Tailorable conductivity of 3D PEDOT-based conductive nanostructures with pH-responsivity via a direct femtosecond laser writing technique

Abstract

Although conductive polymers such as poly(3,4-ethylenedioxythiophene) (PEDOT) are pivotal for flexible organic electronics, achieving tunable conductivity in high-resolution micro/nanoarchitectures remains a significant challenge. Conventional methods like inkjet writing and laser ablation not only offer limited resolution but also fail to provide the dynamic conductivity control required for advanced applications. To address these challenges, we developed a two-step nanofabrication strategy to produce PEDOT-based nanoarchitectures with tunable conductivities.
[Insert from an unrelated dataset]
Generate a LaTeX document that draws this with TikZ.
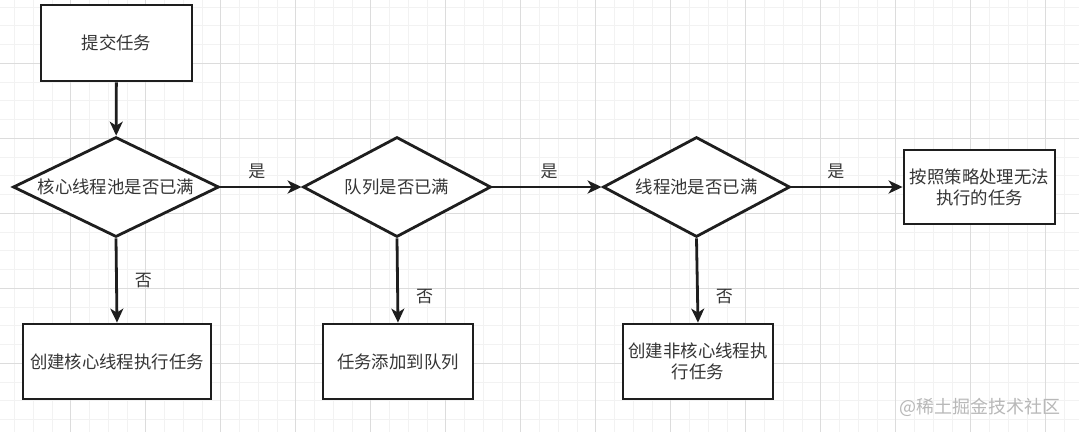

A femtosecond direct laser writing technique was utilized to firstly create 3,4-ethylenedioxythiophene (EDOT)-based pH responsive nanostructures, and subsequently chemical oxidation was employed to convert EDOT-based nanostructures into conductive PEDOT-based ones, which enabled high-resolution conductive nanostructures with feature sizes as small as 250 nm and conductivity of 679 S m⁻¹. Additionally, the structures exhibited tunable conductivity ranging from 454 S m⁻¹ (pH = 13) to 1041 S m⁻¹ (pH = 1), due to the swelling/contraction of the pH responsive acrylate-functionalized derivative matrix. This work demonstrates a scalable strategy for creating high-resolution, pH-stimuli-responsive conductive polymer-based nanostructures such as PEDOT nanostructures, offering significant potential for advanced applications in nanoelectronics and biosensors.